***** Information provided

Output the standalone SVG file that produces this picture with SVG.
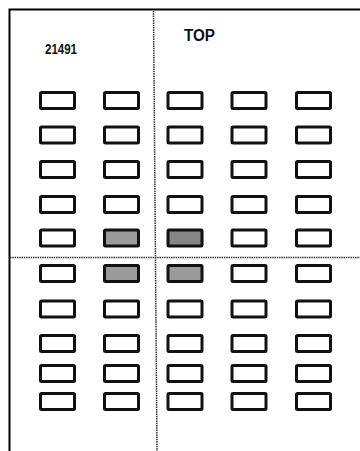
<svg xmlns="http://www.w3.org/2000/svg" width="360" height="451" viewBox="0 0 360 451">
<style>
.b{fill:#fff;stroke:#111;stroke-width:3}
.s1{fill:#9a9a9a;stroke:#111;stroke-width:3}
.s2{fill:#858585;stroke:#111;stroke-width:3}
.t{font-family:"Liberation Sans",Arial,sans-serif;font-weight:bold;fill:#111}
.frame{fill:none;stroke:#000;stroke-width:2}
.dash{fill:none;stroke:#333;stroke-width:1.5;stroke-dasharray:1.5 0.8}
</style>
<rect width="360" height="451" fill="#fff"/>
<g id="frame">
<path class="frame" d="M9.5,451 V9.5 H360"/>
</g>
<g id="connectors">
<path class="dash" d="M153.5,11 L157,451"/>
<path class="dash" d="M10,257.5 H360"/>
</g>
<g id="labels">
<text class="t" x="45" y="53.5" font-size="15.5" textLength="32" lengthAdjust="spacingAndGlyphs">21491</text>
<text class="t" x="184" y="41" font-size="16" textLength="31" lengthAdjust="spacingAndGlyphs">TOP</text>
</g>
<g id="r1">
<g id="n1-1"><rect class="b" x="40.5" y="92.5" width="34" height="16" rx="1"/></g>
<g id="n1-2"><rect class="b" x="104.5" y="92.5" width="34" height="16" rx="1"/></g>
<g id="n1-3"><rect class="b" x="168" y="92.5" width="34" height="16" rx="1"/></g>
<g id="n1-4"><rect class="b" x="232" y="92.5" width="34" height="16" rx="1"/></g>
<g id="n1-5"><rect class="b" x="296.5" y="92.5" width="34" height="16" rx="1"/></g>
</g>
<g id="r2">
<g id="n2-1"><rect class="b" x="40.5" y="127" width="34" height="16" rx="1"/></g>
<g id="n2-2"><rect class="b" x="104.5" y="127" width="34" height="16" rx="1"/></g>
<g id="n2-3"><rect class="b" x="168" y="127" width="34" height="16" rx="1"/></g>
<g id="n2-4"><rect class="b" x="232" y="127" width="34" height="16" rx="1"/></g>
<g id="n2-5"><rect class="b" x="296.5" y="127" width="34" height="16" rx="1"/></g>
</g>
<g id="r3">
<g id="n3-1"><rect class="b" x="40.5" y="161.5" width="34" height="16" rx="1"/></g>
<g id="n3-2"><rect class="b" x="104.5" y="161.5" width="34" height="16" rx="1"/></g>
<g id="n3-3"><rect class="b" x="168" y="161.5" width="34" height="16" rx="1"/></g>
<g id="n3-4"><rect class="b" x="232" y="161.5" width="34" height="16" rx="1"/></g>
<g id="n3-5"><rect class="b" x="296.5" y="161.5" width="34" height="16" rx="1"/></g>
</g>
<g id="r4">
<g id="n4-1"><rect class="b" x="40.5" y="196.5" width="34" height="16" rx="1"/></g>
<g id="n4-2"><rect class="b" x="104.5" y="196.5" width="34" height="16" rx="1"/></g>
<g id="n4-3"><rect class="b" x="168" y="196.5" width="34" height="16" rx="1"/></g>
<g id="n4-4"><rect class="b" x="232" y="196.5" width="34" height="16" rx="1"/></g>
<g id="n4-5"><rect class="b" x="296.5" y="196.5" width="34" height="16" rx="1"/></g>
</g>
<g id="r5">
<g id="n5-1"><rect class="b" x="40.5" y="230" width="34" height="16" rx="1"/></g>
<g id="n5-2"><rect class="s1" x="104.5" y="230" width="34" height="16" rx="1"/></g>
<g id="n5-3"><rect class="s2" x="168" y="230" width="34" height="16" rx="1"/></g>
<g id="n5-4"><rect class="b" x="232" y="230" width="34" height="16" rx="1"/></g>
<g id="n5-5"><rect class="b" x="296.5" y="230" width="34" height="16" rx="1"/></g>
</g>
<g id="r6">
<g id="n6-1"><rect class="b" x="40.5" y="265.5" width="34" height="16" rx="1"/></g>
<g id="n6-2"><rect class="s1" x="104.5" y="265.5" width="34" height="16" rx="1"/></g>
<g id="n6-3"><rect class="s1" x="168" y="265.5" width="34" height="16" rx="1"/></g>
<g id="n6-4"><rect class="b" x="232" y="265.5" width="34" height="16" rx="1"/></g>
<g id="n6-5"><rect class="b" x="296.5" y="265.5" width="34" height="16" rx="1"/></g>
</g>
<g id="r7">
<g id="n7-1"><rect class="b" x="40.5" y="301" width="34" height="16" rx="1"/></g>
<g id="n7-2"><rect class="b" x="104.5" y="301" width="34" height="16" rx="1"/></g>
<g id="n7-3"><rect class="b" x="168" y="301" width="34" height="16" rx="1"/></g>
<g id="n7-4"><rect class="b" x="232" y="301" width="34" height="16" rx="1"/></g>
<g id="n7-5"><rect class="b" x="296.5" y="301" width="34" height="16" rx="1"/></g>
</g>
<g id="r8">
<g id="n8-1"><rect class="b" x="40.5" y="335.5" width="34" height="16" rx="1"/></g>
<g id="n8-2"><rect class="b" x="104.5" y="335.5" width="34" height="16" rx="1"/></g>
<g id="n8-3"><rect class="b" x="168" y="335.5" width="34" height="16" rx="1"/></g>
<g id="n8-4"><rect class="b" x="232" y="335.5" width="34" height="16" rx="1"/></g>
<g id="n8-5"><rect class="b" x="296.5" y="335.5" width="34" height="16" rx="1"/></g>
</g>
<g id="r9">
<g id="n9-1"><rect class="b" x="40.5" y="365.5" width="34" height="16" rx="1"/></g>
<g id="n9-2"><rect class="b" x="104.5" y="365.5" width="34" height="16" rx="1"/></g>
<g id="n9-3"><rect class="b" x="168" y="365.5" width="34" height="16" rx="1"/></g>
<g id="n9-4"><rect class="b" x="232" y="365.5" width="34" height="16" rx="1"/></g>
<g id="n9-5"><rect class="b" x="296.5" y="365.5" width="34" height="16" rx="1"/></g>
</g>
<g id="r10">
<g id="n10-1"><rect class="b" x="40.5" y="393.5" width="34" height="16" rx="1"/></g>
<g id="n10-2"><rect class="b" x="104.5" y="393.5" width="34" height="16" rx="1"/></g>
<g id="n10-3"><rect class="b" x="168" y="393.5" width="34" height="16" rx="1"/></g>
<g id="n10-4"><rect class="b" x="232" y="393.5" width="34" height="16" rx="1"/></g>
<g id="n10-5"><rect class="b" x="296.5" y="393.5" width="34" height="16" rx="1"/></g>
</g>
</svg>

**********

§ **Task goal**
From the listing, extract all text exactly as given and drop any picture.

§ **Complete output**
Output the standalone SVG file that produces this picture with SVG.
<svg xmlns="http://www.w3.org/2000/svg" width="360" height="451" viewBox="0 0 360 451">
<style>
.b{fill:#fff;stroke:#111;stroke-width:3}
.s1{fill:#9a9a9a;stroke:#111;stroke-width:3}
.s2{fill:#858585;stroke:#111;stroke-width:3}
.t{font-family:"Liberation Sans",Arial,sans-serif;font-weight:bold;fill:#111}
.frame{fill:none;stroke:#000;stroke-width:2}
.dash{fill:none;stroke:#333;stroke-width:1.5;stroke-dasharray:1.5 0.8}
</style>
<rect width="360" height="451" fill="#fff"/>
<g id="frame">
<path class="frame" d="M9.5,451 V9.5 H360"/>
</g>
<g id="connectors">
<path class="dash" d="M153.5,11 L157,451"/>
<path class="dash" d="M10,257.5 H360"/>
</g>
<g id="labels">
<text class="t" x="45" y="53.5" font-size="15.5" textLength="32" lengthAdjust="spacingAndGlyphs">21491</text>
<text class="t" x="184" y="41" font-size="16" textLength="31" lengthAdjust="spacingAndGlyphs">TOP</text>
</g>
<g id="r1">
<g id="n1-1"><rect class="b" x="40.5" y="92.5" width="34" height="16" rx="1"/></g>
<g id="n1-2"><rect class="b" x="104.5" y="92.5" width="34" height="16" rx="1"/></g>
<g id="n1-3"><rect class="b" x="168" y="92.5" width="34" height="16" rx="1"/></g>
<g id="n1-4"><rect class="b" x="232" y="92.5" width="34" height="16" rx="1"/></g>
<g id="n1-5"><rect class="b" x="296.5" y="92.5" width="34" height="16" rx="1"/></g>
</g>
<g id="r2">
<g id="n2-1"><rect class="b" x="40.5" y="127" width="34" height="16" rx="1"/></g>
<g id="n2-2"><rect class="b" x="104.5" y="127" width="34" height="16" rx="1"/></g>
<g id="n2-3"><rect class="b" x="168" y="127" width="34" height="16" rx="1"/></g>
<g id="n2-4"><rect class="b" x="232" y="127" width="34" height="16" rx="1"/></g>
<g id="n2-5"><rect class="b" x="296.5" y="127" width="34" height="16" rx="1"/></g>
</g>
<g id="r3">
<g id="n3-1"><rect class="b" x="40.5" y="161.5" width="34" height="16" rx="1"/></g>
<g id="n3-2"><rect class="b" x="104.5" y="161.5" width="34" height="16" rx="1"/></g>
<g id="n3-3"><rect class="b" x="168" y="161.5" width="34" height="16" rx="1"/></g>
<g id="n3-4"><rect class="b" x="232" y="161.5" width="34" height="16" rx="1"/></g>
<g id="n3-5"><rect class="b" x="296.5" y="161.5" width="34" height="16" rx="1"/></g>
</g>
<g id="r4">
<g id="n4-1"><rect class="b" x="40.5" y="196.5" width="34" height="16" rx="1"/></g>
<g id="n4-2"><rect class="b" x="104.5" y="196.5" width="34" height="16" rx="1"/></g>
<g id="n4-3"><rect class="b" x="168" y="196.5" width="34" height="16" rx="1"/></g>
<g id="n4-4"><rect class="b" x="232" y="196.5" width="34" height="16" rx="1"/></g>
<g id="n4-5"><rect class="b" x="296.5" y="196.5" width="34" height="16" rx="1"/></g>
</g>
<g id="r5">
<g id="n5-1"><rect class="b" x="40.5" y="230" width="34" height="16" rx="1"/></g>
<g id="n5-2"><rect class="s1" x="104.5" y="230" width="34" height="16" rx="1"/></g>
<g id="n5-3"><rect class="s2" x="168" y="230" width="34" height="16" rx="1"/></g>
<g id="n5-4"><rect class="b" x="232" y="230" width="34" height="16" rx="1"/></g>
<g id="n5-5"><rect class="b" x="296.5" y="230" width="34" height="16" rx="1"/></g>
</g>
<g id="r6">
<g id="n6-1"><rect class="b" x="40.5" y="265.5" width="34" height="16" rx="1"/></g>
<g id="n6-2"><rect class="s1" x="104.5" y="265.5" width="34" height="16" rx="1"/></g>
<g id="n6-3"><rect class="s1" x="168" y="265.5" width="34" height="16" rx="1"/></g>
<g id="n6-4"><rect class="b" x="232" y="265.5" width="34" height="16" rx="1"/></g>
<g id="n6-5"><rect class="b" x="296.5" y="265.5" width="34" height="16" rx="1"/></g>
</g>
<g id="r7">
<g id="n7-1"><rect class="b" x="40.5" y="301" width="34" height="16" rx="1"/></g>
<g id="n7-2"><rect class="b" x="104.5" y="301" width="34" height="16" rx="1"/></g>
<g id="n7-3"><rect class="b" x="168" y="301" width="34" height="16" rx="1"/></g>
<g id="n7-4"><rect class="b" x="232" y="301" width="34" height="16" rx="1"/></g>
<g id="n7-5"><rect class="b" x="296.5" y="301" width="34" height="16" rx="1"/></g>
</g>
<g id="r8">
<g id="n8-1"><rect class="b" x="40.5" y="335.5" width="34" height="16" rx="1"/></g>
<g id="n8-2"><rect class="b" x="104.5" y="335.5" width="34" height="16" rx="1"/></g>
<g id="n8-3"><rect class="b" x="168" y="335.5" width="34" height="16" rx="1"/></g>
<g id="n8-4"><rect class="b" x="232" y="335.5" width="34" height="16" rx="1"/></g>
<g id="n8-5"><rect class="b" x="296.5" y="335.5" width="34" height="16" rx="1"/></g>
</g>
<g id="r9">
<g id="n9-1"><rect class="b" x="40.5" y="365.5" width="34" height="16" rx="1"/></g>
<g id="n9-2"><rect class="b" x="104.5" y="365.5" width="34" height="16" rx="1"/></g>
<g id="n9-3"><rect class="b" x="168" y="365.5" width="34" height="16" rx="1"/></g>
<g id="n9-4"><rect class="b" x="232" y="365.5" width="34" height="16" rx="1"/></g>
<g id="n9-5"><rect class="b" x="296.5" y="365.5" width="34" height="16" rx="1"/></g>
</g>
<g id="r10">
<g id="n10-1"><rect class="b" x="40.5" y="393.5" width="34" height="16" rx="1"/></g>
<g id="n10-2"><rect class="b" x="104.5" y="393.5" width="34" height="16" rx="1"/></g>
<g id="n10-3"><rect class="b" x="168" y="393.5" width="34" height="16" rx="1"/></g>
<g id="n10-4"><rect class="b" x="232" y="393.5" width="34" height="16" rx="1"/></g>
<g id="n10-5"><rect class="b" x="296.5" y="393.5" width="34" height="16" rx="1"/></g>
</g>
</svg>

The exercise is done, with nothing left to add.